Microsoft large account resellers (Lars) are risking legal action by holding back on billing because of uncertainty caused by the vendor's change in customer focus and its delay in setting sales targets for the forthcoming year.
The vendor's Lar contracts had to be returned by 26 June for the start of the financial year on 1 July. But sales targets and rebate details may not be negotiated until August or September.
Lars said that uncertainty about targets for the Microsoft Open Licensing Programme (Molp) was the main reason for delays in billing customers.
Previously, targets were set only for the larger volume Select products (PC Dealer, 17 June).
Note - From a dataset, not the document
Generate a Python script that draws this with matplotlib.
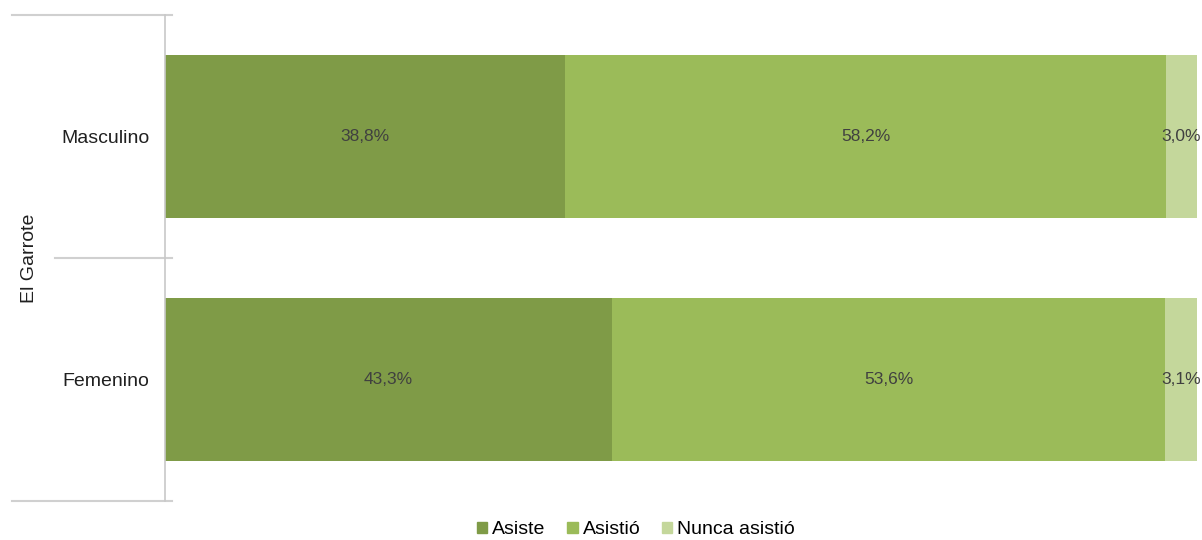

One reseller said: 'Microsoft's reasoning is that the 5,000-plus seats market is pretty much sewn up. It wants us to focus on penetrating businesses with between 200 and 3,000 users.'
Shaun Frohlich, managing director of Microsoft Lar Bytes Technology Group, said resellers facing uncertainty about Molp targets might react by sandbagging customer orders. He added: 'We always try to bill customers at the earliest opportunity.'
Another reseller, who justified the practice, said: 'It's a ridiculous system because we don't know how much stock we have to shift when we sign the annual contract. If you know how to take advantage of the system you might as well bill customers when the target is applicable. We are not breaking any rules.'
But Steve Beswick, licensing manager at Microsoft, said: 'We require resellers to report sales figures on a monthly basis and would be very worried if we thought they were holding anything back. This is specified in the contracts and affects the legality of the software from a licensing standpoint.'
Uncertainty has been exacerbated by reports that Microsoft is set to dump 'four or five' more of its direct resellers during the next quarter.
Matlock-based Servo has declined to confirm reports that it was the one Lar canned last month for failing to hit sales targets.
According to industry sources, the software giant will ditch at least four resellers even if they hit individual targets. Defaulting on payment schedules and failing to address customer needs were cited as the most likely reasons.